Towards the next generation data storage technology: Ultrafast optical control of magnetic materials

The study of all-optical control of materials mainly involves with exploiting interactions amongst the fundamental reservoirs of energy and angular momentum in materials: charge, spin and lattice. The interaction of femtosecond laser pulse with magnetic material triggers transfer of energy from the electrons into spin and lattice systems. The developments in various time-resolved pump-probe techniques allowed us to explore such interactions between these reservoirs, in metals, that occur at sub-picosecond to picosecond timescales. Investigating the interactions at ultrashort timescales is a key to obtain control over many phenomena such as ultrafast demagnetization, laser-induced magnetization reversal (all-optical switching), super-diffusive spin-transport, and even laser-induced magnetic phase-transition. My research goal is to explore mechanisms involving the aforementioned phenomena in advanced magnetic materials suitable for energy efficient spintronic technologies operating at terahertz (THz) frequencies. 

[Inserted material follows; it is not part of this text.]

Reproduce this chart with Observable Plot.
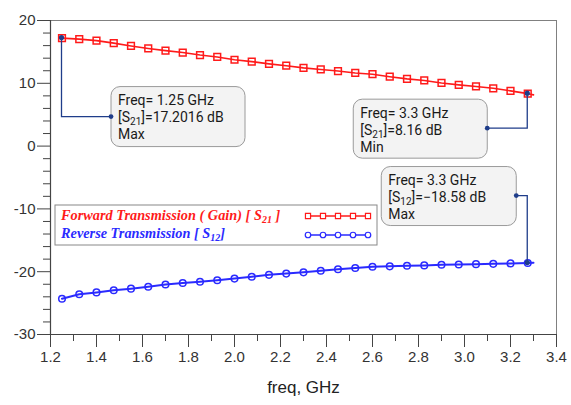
<!DOCTYPE html>
<html><head><meta charset="utf-8">
<script src="https://cdn.jsdelivr.net/npm/d3@7"></script>
<script src="https://cdn.jsdelivr.net/npm/@observablehq/plot@0.6"></script>
<style>
body{margin:0;background:#fff}
#chart{position:relative;width:571px;height:405px}
</style>
</head><body><div id="chart"></div>
<script>
// ---- data ----
const freq = [1.25,1.325,1.4,1.475,1.55,1.625,1.7,1.775,1.85,1.925,2.0,2.075,2.15,2.225,2.3,2.375,2.45,2.525,2.6,2.675,2.75,2.825,2.9,2.975,3.05,3.125,3.2,3.275,3.3];
const s21 = [17.20,17.04,16.8,16.4,15.95,15.55,15.2,14.9,14.5,14.2,13.75,13.45,13.1,12.8,12.45,12.2,11.95,11.65,11.45,11.05,10.7,10.45,10.05,9.75,9.5,9.2,8.8,8.35,8.16];
const s12 = [-24.3,-23.6,-23.3,-22.95,-22.7,-22.4,-22.05,-21.8,-21.6,-21.35,-21.1,-20.8,-20.5,-20.3,-20.1,-19.85,-19.6,-19.4,-19.22,-19.15,-19.05,-19.0,-18.9,-18.85,-18.8,-18.75,-18.68,-18.62,-18.58];
const markerCount = 28;
const xMajor = [1.2,1.4,1.6,1.8,2.0,2.2,2.4,2.6,2.8,3.0,3.2,3.4];
const xMinor = [1.3,1.5,1.7,1.9,2.1,2.3,2.5,2.7,2.9,3.1,3.3];
const yMajor = [-30,-20,-10,0,10,20];
const yMinor = [-28,-26,-24,-22,-18,-16,-14,-12,-8,-6,-4,-2,2,4,6,8,12,14,16,18];
const seriesNames = ["Forward Transmission ( Gain) [ S", "Reverse Transmission [ S"];
const seriesSubs = ["21", "12"];
const seriesEnds = [" ]", "]"];
const annotations = [
  {key: "s21", index: 0, lines: ["Freq= 1.25 GHz", ["[S","21","]=17.2016 dB"], "Max"]},
  {key: "s21", index: 27, lines: ["Freq= 3.3 GHz", ["[S","21","]=8.16 dB"], "Min"]},
  {key: "s12", index: 27, lines: ["Freq= 3.3 GHz", ["[S","12","]=\u221218.58 dB"], "Max"]}
];

// ---- layout (pixels) ----
const annLayout = [
  {bx: 49.5, by: 49, w: 134, h: 60, elbow: 79, side: "left"},
  {bx: -174, by: 6, w: 134, h: 59, elbow: 35, side: "right"},
  {bx: -146, by: -96, w: 135, h: 59, elbow: -67, side: "right"}
];
const RED = "#ff1a1a", BLUE = "#2a2aff", NAVY = "#1f3d8a";

const data = freq.map((f, i) => ({freq: f, s21: s21[i], s12: s12[i]}));
const markers = data.slice(0, markerCount);

const plot = Plot.plot({
  width: 571, height: 405,
  marginLeft: 50, marginRight: 15, marginTop: 20, marginBottom: 71,
  style: {background: "#fff", fontFamily: "'Liberation Sans', Arial, sans-serif", color: "#333"},
  x: {domain: [1.2, 3.4]},
  y: {domain: [-30, 20]},
  marks: [
    Plot.frame({stroke: "#808080", strokeWidth: 1}),
    Plot.axisY({ticks: yMajor, tickSize: 13, tickPadding: 2, fontSize: 15, tickFormat: d => String(d), label: null, stroke: "#444"}),
    Plot.axisY({ticks: yMinor, tickSize: 7, tickFormat: () => "", label: null, stroke: "#444"}),
    Plot.axisX({ticks: xMajor, tickSize: 13, tickPadding: 4, fontSize: 15, tickFormat: d => d.toFixed(1), label: null, stroke: "#444"}),
    Plot.axisX({ticks: xMinor, tickSize: 7, tickFormat: () => "", label: null, stroke: "#444"}),
    Plot.ruleX([1.2], {stroke: "#444", strokeWidth: 1.2}),
    Plot.ruleY([-30], {stroke: "#444", strokeWidth: 1.2}),
    Plot.line(data, {x: "freq", y: "s21", stroke: RED, strokeWidth: 1.6}),
    Plot.dot(markers, {x: "freq", y: "s21", symbol: "square", r: 3.8, stroke: RED, strokeWidth: 1.5, fill: "none"}),
    Plot.line(data, {x: "freq", y: "s12", stroke: BLUE, strokeWidth: 2}),
    Plot.dot(markers, {x: "freq", y: "s12", symbol: "circle", r: 3.3, stroke: BLUE, strokeWidth: 1.5, fill: "none"}),
    Plot.text(["freq, GHz"], {frameAnchor: "bottom", dy: 58, fontSize: 17, fill: "#222"})
  ]
});
document.getElementById("chart").append(plot);

const sx = plot.scale("x"), sy = plot.scale("y");
const svg = d3.select(plot);

// ---- marker annotations ----
const ag = svg.append("g").attr("text-anchor", "start");
annotations.forEach((a, k) => {
  const L = annLayout[k];
  const d = data[a.index];
  const px = sx.apply(d.freq), py = sy.apply(d[a.key]);
  const bx = px + L.bx, by = py + L.by;
  const dotX = L.side === "left" ? bx : bx + L.w;
  const ey = py + L.elbow;
  ag.append("rect").attr("x", bx).attr("y", by).attr("width", L.w).attr("height", L.h)
    .attr("rx", 9).attr("fill", "#f3f3f3").attr("stroke", "#9a9a9a").attr("stroke-width", 1);
  ag.append("path").attr("d", `M${px},${py}V${ey}H${dotX}`).attr("fill", "none")
    .attr("stroke", NAVY).attr("stroke-width", 1.3);
  ag.append("circle").attr("cx", dotX).attr("cy", ey).attr("r", 2.4).attr("fill", NAVY);
  ag.append("circle").attr("cx", px).attr("cy", py).attr("r", 2.6).attr("fill", NAVY);
  a.lines.forEach((ln, j) => {
    const t = ag.append("text").attr("x", bx + 7).attr("y", by + 18.5 + j * 17).attr("text-anchor", "start")
      .attr("font-family", "Roboto, 'DejaVu Sans', sans-serif").attr("font-size", 14).attr("fill", "#1a1a1a");
    if (Array.isArray(ln)) {
      t.append("tspan").text(ln[0]);
      t.append("tspan").text(ln[1]).attr("font-size", 10).attr("dy", 3);
      t.append("tspan").text(ln[2]).attr("dy", -3);
    } else t.text(ln);
  });
});

// ---- legend ----
const lg = svg.append("g").attr("text-anchor", "start");
const leg = {x: 55, y: 205, w: 322, h: 40, textX: 61, rows: [220, 238], sx0: 308, sx1: 368, rowsY: [216, 235]};
lg.append("rect").attr("x", leg.x).attr("y", leg.y).attr("width", leg.w).attr("height", leg.h)
  .attr("fill", "#fff").attr("stroke", "#888");
[RED, BLUE].forEach((c, i) => {
  const t = lg.append("text").attr("x", leg.textX).attr("y", leg.rows[i]).attr("text-anchor", "start")
    .attr("font-family", "'Liberation Serif', 'Times New Roman', serif").attr("font-weight", "bold")
    .attr("font-style", "italic").attr("font-size", 14.3).attr("fill", c);
  t.append("tspan").text(seriesNames[i]);
  t.append("tspan").text(seriesSubs[i]).attr("font-size", 10).attr("dy", 3);
  t.append("tspan").text(seriesEnds[i]).attr("dy", -3);
  const yy = leg.rowsY[i];
  lg.append("line").attr("x1", leg.sx0).attr("x2", leg.sx1).attr("y1", yy).attr("y2", yy)
    .attr("stroke", c).attr("stroke-width", 1.5);
  const sym = d3.symbol(i === 0 ? d3.symbolSquare : d3.symbolCircle, i === 0 ? 26 : 24);
  for (let m = 0; m < 5; m++) {
    lg.append("path").attr("d", sym()).attr("transform", `translate(${leg.sx0 + m * 15},${yy})`)
      .attr("fill", "#fff").attr("stroke", c).attr("stroke-width", 1.2);
  }
});
</script>
</body></html>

In my talk, I will address potential mechanisms involving the helicity (circular polarization)-independent and helicity-dependent all-optical switching (AOS) processes in both ferrimagnetic GdFeCo and ferromagnetic Co/Pt thin film systems. It has been demonstrated, in metallic magnets, that the loss of spin ordering to the laser excitation, i.e., ultrafast demagnetization triggers a flow of spin-polarized current oscillating at terahertz frequencies, which will eventually be converted to THz charge current when a heavy metal layer is placed next to the magnetic layer. I will present the laser-driven THz-signals, in Co/Pt bilayers, and their sensitivity to varied roughness, crystal structure, and intermixing at the interface. Finally, I will discuss the timescales of laser-induced phase-transition from antiferromagnetic to ferromagnetic phase in FeRh. Excitation of antiferromagnetic FeRh/Pt bilayer by femtosecond laser pulses results in an efficient emission of nearly single cycle THz pulse being an evidence for laser-induced changes of the magnetization in FeRh. The study based on double pump THz-emission spectroscopy technique reveals that the laser-induced phase-transition emerges at sub-nanosecond timescale, the speed that yields a further control over phase-transition by means of both temperature and applied magnetic field. 

BIO: Rajasekhar Medapalli is a postdoctoral researcher at the Center for Memory and Recording Research, University of California San Diego. His research mainly focuses on the all-optical control of (magnetic-)materials at nanometer length scales. He also fabricates rare-earth thin films based spintronic devices suitable for terahertz spintronics. Dr. Medapalli received his Ph.D. in Physics from Radboud University Nijmegen in 2014 focusing on efficient optical control of magnetization dynamics in metallic alloys. Prior to this, he received his M.Tech degree (Nanotechnology) from Amity University in 2009 and M.Sc degree (Physics) from Andhra University in 2007.   

References:
1)	“Efficiency of ultrafast laser-induced demagnetization in GdxFe100-X-YCoY alloys”,  R. Medapalli et al.,,  Phys. Rev. B 86, 054442 (2012). 
2)	“Multiscale dynamics of helicity-dependent all-optical magnetization reversal in ferromagnetic Co/Pt multilayers”, R. Medapalli et al., Physical Review B 96, 224421 (2017), 
3)	Accumulative Magnetic Switching of Ultrahigh-Density Recording Media by Circularly Polarized Light”, Y. K. Takahashi, R. Medapalli et al., Phys. Rev. Applied 6, 054004 (2016). 
4)	“THz emission from Co/Pt bilayers with varied roughness, crystal structure, and interface intermixing”, G. Li*, R. Medapalli* et al., submitted to the journal of Physical Review Materials.